Transcribe all of the material exactly. Any picture in it should be left out.

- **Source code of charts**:
──────────

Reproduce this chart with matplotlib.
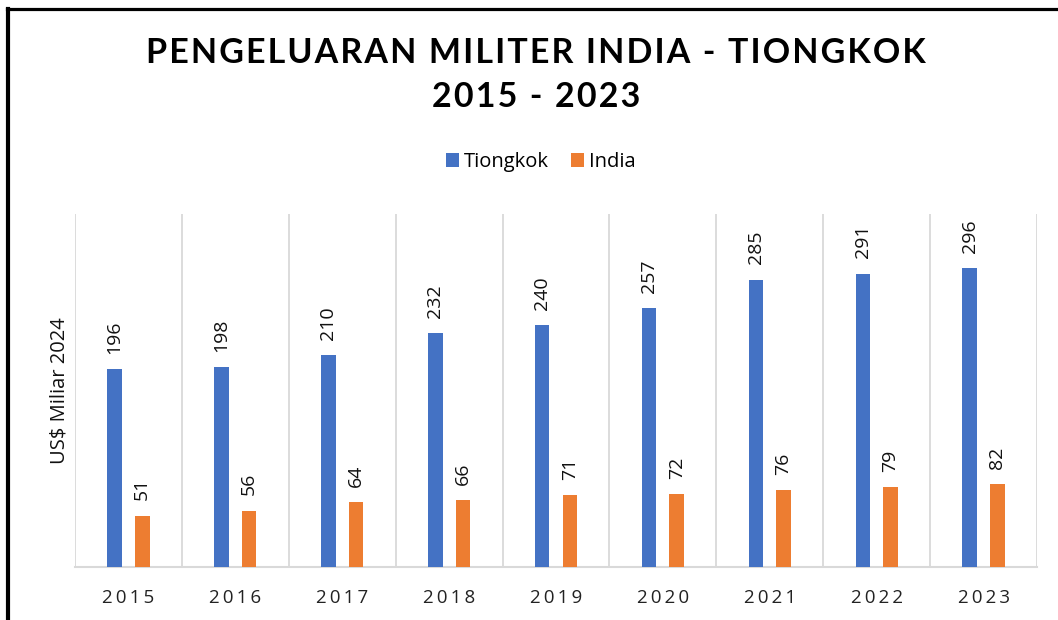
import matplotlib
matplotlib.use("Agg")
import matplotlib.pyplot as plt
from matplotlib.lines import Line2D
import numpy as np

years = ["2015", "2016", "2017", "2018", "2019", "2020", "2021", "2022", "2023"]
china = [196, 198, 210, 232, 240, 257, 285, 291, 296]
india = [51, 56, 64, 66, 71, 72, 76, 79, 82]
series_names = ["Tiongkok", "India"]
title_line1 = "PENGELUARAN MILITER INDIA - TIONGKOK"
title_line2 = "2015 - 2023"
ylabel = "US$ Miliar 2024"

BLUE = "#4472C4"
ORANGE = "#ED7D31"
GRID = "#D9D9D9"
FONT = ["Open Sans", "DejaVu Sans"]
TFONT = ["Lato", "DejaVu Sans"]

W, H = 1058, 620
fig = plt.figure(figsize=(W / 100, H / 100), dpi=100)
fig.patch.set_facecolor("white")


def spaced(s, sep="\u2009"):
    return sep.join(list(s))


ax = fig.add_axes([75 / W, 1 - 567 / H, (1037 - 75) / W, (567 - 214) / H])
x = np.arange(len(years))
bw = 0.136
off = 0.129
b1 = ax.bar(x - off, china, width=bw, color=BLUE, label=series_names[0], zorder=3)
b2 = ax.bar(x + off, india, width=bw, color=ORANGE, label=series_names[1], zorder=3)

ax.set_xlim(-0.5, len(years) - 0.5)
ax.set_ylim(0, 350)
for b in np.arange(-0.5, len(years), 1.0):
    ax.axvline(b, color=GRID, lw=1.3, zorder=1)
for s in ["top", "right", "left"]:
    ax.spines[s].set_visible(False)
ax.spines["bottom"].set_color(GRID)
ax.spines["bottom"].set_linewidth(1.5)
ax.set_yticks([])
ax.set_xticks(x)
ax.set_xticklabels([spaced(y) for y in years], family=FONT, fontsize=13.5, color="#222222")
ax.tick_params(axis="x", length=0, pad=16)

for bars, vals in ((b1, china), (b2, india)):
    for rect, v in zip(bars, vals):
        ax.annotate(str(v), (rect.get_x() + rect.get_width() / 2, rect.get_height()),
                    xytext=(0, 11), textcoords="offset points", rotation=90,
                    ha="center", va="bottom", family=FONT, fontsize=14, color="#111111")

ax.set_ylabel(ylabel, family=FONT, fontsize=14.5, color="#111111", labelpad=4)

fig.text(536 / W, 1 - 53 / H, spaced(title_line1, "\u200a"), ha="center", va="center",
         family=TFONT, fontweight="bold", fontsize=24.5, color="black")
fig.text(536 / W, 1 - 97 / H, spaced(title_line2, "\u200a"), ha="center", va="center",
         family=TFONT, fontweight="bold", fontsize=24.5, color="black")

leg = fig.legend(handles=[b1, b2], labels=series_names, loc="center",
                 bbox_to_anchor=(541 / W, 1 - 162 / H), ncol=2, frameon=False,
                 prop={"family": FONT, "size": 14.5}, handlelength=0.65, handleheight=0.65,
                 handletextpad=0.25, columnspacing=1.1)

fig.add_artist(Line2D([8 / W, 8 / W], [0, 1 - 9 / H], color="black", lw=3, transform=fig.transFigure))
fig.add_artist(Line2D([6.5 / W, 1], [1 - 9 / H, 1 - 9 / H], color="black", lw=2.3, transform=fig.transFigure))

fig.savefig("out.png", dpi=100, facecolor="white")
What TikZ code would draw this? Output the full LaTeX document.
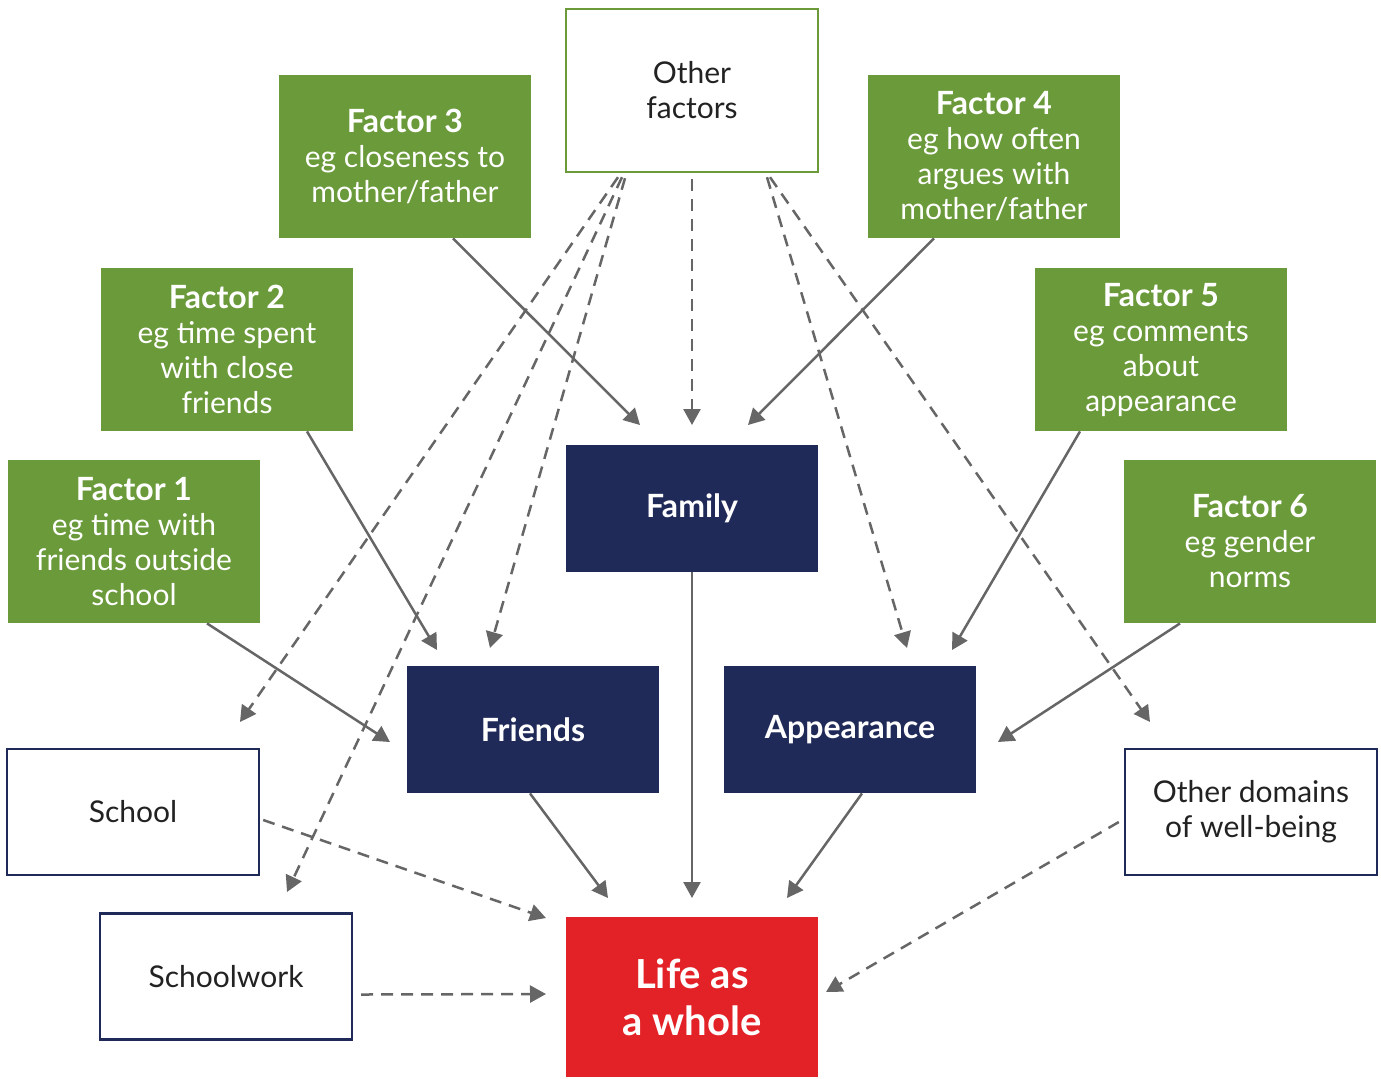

──────────

- **Response to the exercise**:
Reproduce this chart with matplotlib.
import matplotlib
matplotlib.use("Agg")
import matplotlib.pyplot as plt
from matplotlib.lines import Line2D
import numpy as np

years = ["2015", "2016", "2017", "2018", "2019", "2020", "2021", "2022", "2023"]
china = [196, 198, 210, 232, 240, 257, 285, 291, 296]
india = [51, 56, 64, 66, 71, 72, 76, 79, 82]
series_names = ["Tiongkok", "India"]
title_line1 = "PENGELUARAN MILITER INDIA - TIONGKOK"
title_line2 = "2015 - 2023"
ylabel = "US$ Miliar 2024"

BLUE = "#4472C4"
ORANGE = "#ED7D31"
GRID = "#D9D9D9"
FONT = ["Open Sans", "DejaVu Sans"]
TFONT = ["Lato", "DejaVu Sans"]

W, H = 1058, 620
fig = plt.figure(figsize=(W / 100, H / 100), dpi=100)
fig.patch.set_facecolor("white")


def spaced(s, sep="\u2009"):
    return sep.join(list(s))


ax = fig.add_axes([75 / W, 1 - 567 / H, (1037 - 75) / W, (567 - 214) / H])
x = np.arange(len(years))
bw = 0.136
off = 0.129
b1 = ax.bar(x - off, china, width=bw, color=BLUE, label=series_names[0], zorder=3)
b2 = ax.bar(x + off, india, width=bw, color=ORANGE, label=series_names[1], zorder=3)

ax.set_xlim(-0.5, len(years) - 0.5)
ax.set_ylim(0, 350)
for b in np.arange(-0.5, len(years), 1.0):
    ax.axvline(b, color=GRID, lw=1.3, zorder=1)
for s in ["top", "right", "left"]:
    ax.spines[s].set_visible(False)
ax.spines["bottom"].set_color(GRID)
ax.spines["bottom"].set_linewidth(1.5)
ax.set_yticks([])
ax.set_xticks(x)
ax.set_xticklabels([spaced(y) for y in years], family=FONT, fontsize=13.5, color="#222222")
ax.tick_params(axis="x", length=0, pad=16)

for bars, vals in ((b1, china), (b2, india)):
    for rect, v in zip(bars, vals):
        ax.annotate(str(v), (rect.get_x() + rect.get_width() / 2, rect.get_height()),
                    xytext=(0, 11), textcoords="offset points", rotation=90,
                    ha="center", va="bottom", family=FONT, fontsize=14, color="#111111")

ax.set_ylabel(ylabel, family=FONT, fontsize=14.5, color="#111111", labelpad=4)

fig.text(536 / W, 1 - 53 / H, spaced(title_line1, "\u200a"), ha="center", va="center",
         family=TFONT, fontweight="bold", fontsize=24.5, color="black")
fig.text(536 / W, 1 - 97 / H, spaced(title_line2, "\u200a"), ha="center", va="center",
         family=TFONT, fontweight="bold", fontsize=24.5, color="black")

leg = fig.legend(handles=[b1, b2], labels=series_names, loc="center",
                 bbox_to_anchor=(541 / W, 1 - 162 / H), ncol=2, frameon=False,
                 prop={"family": FONT, "size": 14.5}, handlelength=0.65, handleheight=0.65,
                 handletextpad=0.25, columnspacing=1.1)

fig.add_artist(Line2D([8 / W, 8 / W], [0, 1 - 9 / H], color="black", lw=3, transform=fig.transFigure))
fig.add_artist(Line2D([6.5 / W, 1], [1 - 9 / H, 1 - 9 / H], color="black", lw=2.3, transform=fig.transFigure))

fig.savefig("out.png", dpi=100, facecolor="white")
What TikZ code would draw this? Output the full LaTeX document.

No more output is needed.